The final stage puts players in the shoes that they would’ve been paying their money to inhabit all along: Captain Kirk himself. In a scene that’s a bit disconnected from the finished movie, Kirk dodges rolling and falling boulders in a level filched shamelessly from classic arcade games like Jungle Hunt, which eventually leads to a bit of platform-jumping and a confrontation with… an empty space that the game’s designers never got around to filling. Assuming that the game was developed around an early draft of the script (highly likely, if the game was intended to be released in tandem with the movie’s theatrical run), the intention may have been to have a boss battle with a giant rock monster (a sequence dropped from the movie due to budget concerns).
If there’s an impression that’s easy to glean from the Star Trek V game, it’s the impression of a quickly-whipped-out movie tie-in game, a category that was far too large in the NES library to begin with.

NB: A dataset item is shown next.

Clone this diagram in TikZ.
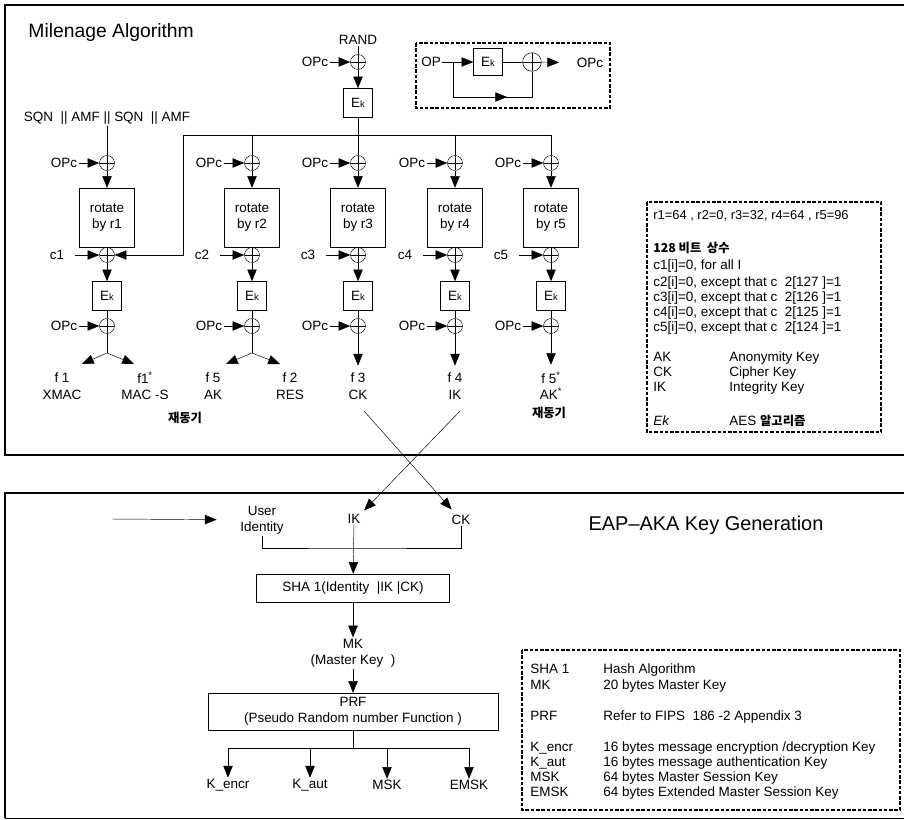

The game has nothing to distinguish it, and – at the risk of starting a geek elitist argument – there’s nothing to really make it worthy of the Star Trek name.
Fortunately, Star Trek on the NES would wait a few more years – Star Trek 25th Anniversary, though not perfect, was a significant improvement in the “beam down and explore” style of game play, while the Star Trek: The Next Generation game, issued mere months before that series left the airwaves, offered a better “fly the ship and shoot at stuff” experience. Releasing Star Trek V would have risked tarring future games in the Trek franchise with the same mediocre brush. This game was best left in the neutral zone.